* DATASET CONTENT *

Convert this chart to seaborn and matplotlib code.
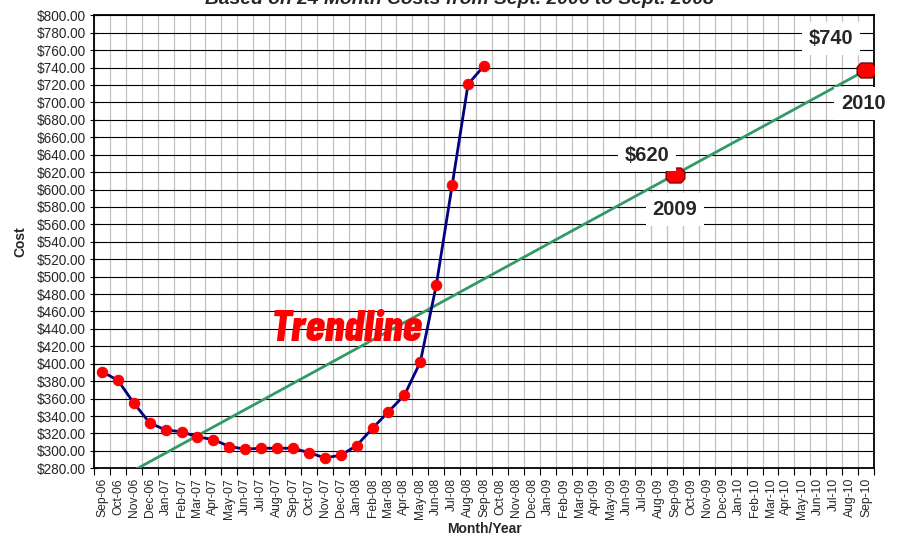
import numpy as np
import pandas as pd
import seaborn as sns
import matplotlib.pyplot as plt
from matplotlib.path import Path
from matplotlib.ticker import FixedLocator, MultipleLocator, FuncFormatter

# month labels Sep-06 .. Sep-10
months = [
    "Sep-06", "Oct-06", "Nov-06", "Dec-06", "Jan-07", "Feb-07", "Mar-07", "Apr-07",
    "May-07", "Jun-07", "Jul-07", "Aug-07", "Sep-07", "Oct-07", "Nov-07", "Dec-07",
    "Jan-08", "Feb-08", "Mar-08", "Apr-08", "May-08", "Jun-08", "Jul-08", "Aug-08",
    "Sep-08", "Oct-08", "Nov-08", "Dec-08", "Jan-09", "Feb-09", "Mar-09", "Apr-09",
    "May-09", "Jun-09", "Jul-09", "Aug-09", "Sep-09", "Oct-09", "Nov-09", "Dec-09",
    "Jan-10", "Feb-10", "Mar-10", "Apr-10", "May-10", "Jun-10", "Jul-10", "Aug-10",
    "Sep-10",
]
# monthly cost, Sep-06 .. Sep-08
costs = [391, 381, 355, 332, 324, 322, 316, 313, 305, 302, 303, 303, 303,
         298, 292, 295, 306, 326, 345, 364, 402, 490, 605, 721, 742]

forecast_months = ["Sep-09", "Sep-10"]
forecast_costs = ["$620", "$740"]
forecast_years = ["2009", "2010"]

title = "Based on 24 Month Costs from Sept. 2006 to Sept. 2008"

sns.set_style("white")
plt.rcParams["font.family"] = ["Liberation Sans", "DejaVu Sans"]

df = pd.DataFrame({"idx": np.arange(len(costs)), "cost": costs})

# linear trend of the 24 months, carried out to Sep-10
all_idx = np.arange(len(months))
slope, intercept = np.polyfit(df["idx"], df["cost"], 1)
trend_df = pd.DataFrame({"idx": all_idx, "trend": slope * all_idx + intercept})

fc_idx = [months.index(m) for m in forecast_months]
fc_df = pd.DataFrame({"idx": fc_idx, "trend": slope * np.array(fc_idx) + intercept})

fig = plt.figure(figsize=(9, 5.39), dpi=100)
ax = fig.add_axes([94 / 900, 1 - 468.3 / 539, 780 / 900, 453 / 539])

sns.lineplot(data=trend_df, x="idx", y="trend", color="#339966", lw=2,
             ax=ax, zorder=3)
sns.lineplot(data=df, x="idx", y="cost", color="#000080", lw=2,
             marker="o", markersize=7.5, markerfacecolor="red",
             markeredgecolor="red", ax=ax, zorder=4)

octagon = Path([(1, 0.35), (0.6, 0.8), (-0.6, 0.8), (-1, 0.35),
                (-1, -0.35), (-0.6, -0.8), (0.6, -0.8), (1, -0.35), (1, 0.35)],
               closed=True)
sns.scatterplot(data=fc_df, x="idx", y="trend", marker=octagon, s=185,
                color="red", edgecolor="#600000", linewidth=0.8, ax=ax,
                zorder=5, legend=False)

label_kw = dict(textcoords="offset points", fontsize=14.5, fontweight="bold",
                ha="center", va="center", zorder=6,
                bbox=dict(facecolor="white", edgecolor="none", pad=5))
cost_offsets = [(-20, 14), (-25, 23)]
year_offsets = [(0, -25), (-2, -24)]
for i, row in fc_df.iterrows():
    ax.annotate(forecast_costs[i], (row["idx"], row["trend"]),
                xytext=cost_offsets[i], **label_kw)
    ax.annotate(forecast_years[i], (row["idx"], row["trend"]),
                xytext=year_offsets[i], annotation_clip=False, **label_kw)

ax.text(15.4, 440, "Trendline", color="red", fontsize=32, fontweight=800,
        style="italic", ha="center", va="center", zorder=6,
        family=["Barlow Condensed", "DejaVu Sans"])

ax.set_xlim(-0.5, len(months) - 0.5)
ax.set_ylim(280, 800)

ax.set_xticks(all_idx, months, rotation=90, fontsize=8.7)
ax.xaxis.set_minor_locator(FixedLocator(np.arange(len(months) + 1) - 0.5))
ax.tick_params(axis="x", which="major", length=0, pad=7)
ax.tick_params(axis="x", which="minor", direction="out", length=5,
               width=0.8, color="black", bottom=True)

ax.yaxis.set_major_locator(MultipleLocator(20))
ax.yaxis.set_major_formatter(FuncFormatter(lambda v, p: f"${v:,.2f}"))
ax.tick_params(axis="y", direction="inout", length=6, width=0.8,
               color="black", left=True, labelsize=9.8, pad=3)

ax.grid(False)
ax.grid(axis="x", which="minor", color="#c0c0c0", lw=0.9)
ax.grid(axis="y", which="major", color="black", lw=0.8)
ax.set_axisbelow(True)

for sp in ax.spines.values():
    sp.set_color("black")
    sp.set_linewidth(1.3)

ax.set_xlabel("Month/Year", fontsize=10, fontweight="bold")
ax.xaxis.set_label_coords(0.5, -0.118)
ax.set_ylabel("Cost", fontsize=10, fontweight="bold")
ax.yaxis.set_label_coords(-0.086, 0.5)

# title sits above the canvas and is cut off, as in the original
fig.text(0.511, 1 - 4 / 539, title, fontsize=13.9, fontweight="bold",
         style="italic", ha="center", va="baseline")

fig.savefig("out.png", dpi=100)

* PROBLEM TO WORK ON *
Skip the pictures, please, and transcribe only the lines from the beginning of the material through the one that contains "from matplotlib.ticker import".

* TASK SOLUTION *
Convert this chart to seaborn and matplotlib code.
import numpy as np
import pandas as pd
import seaborn as sns
import matplotlib.pyplot as plt
from matplotlib.path import Path
from matplotlib.ticker import FixedLocator, MultipleLocator, FuncFormatter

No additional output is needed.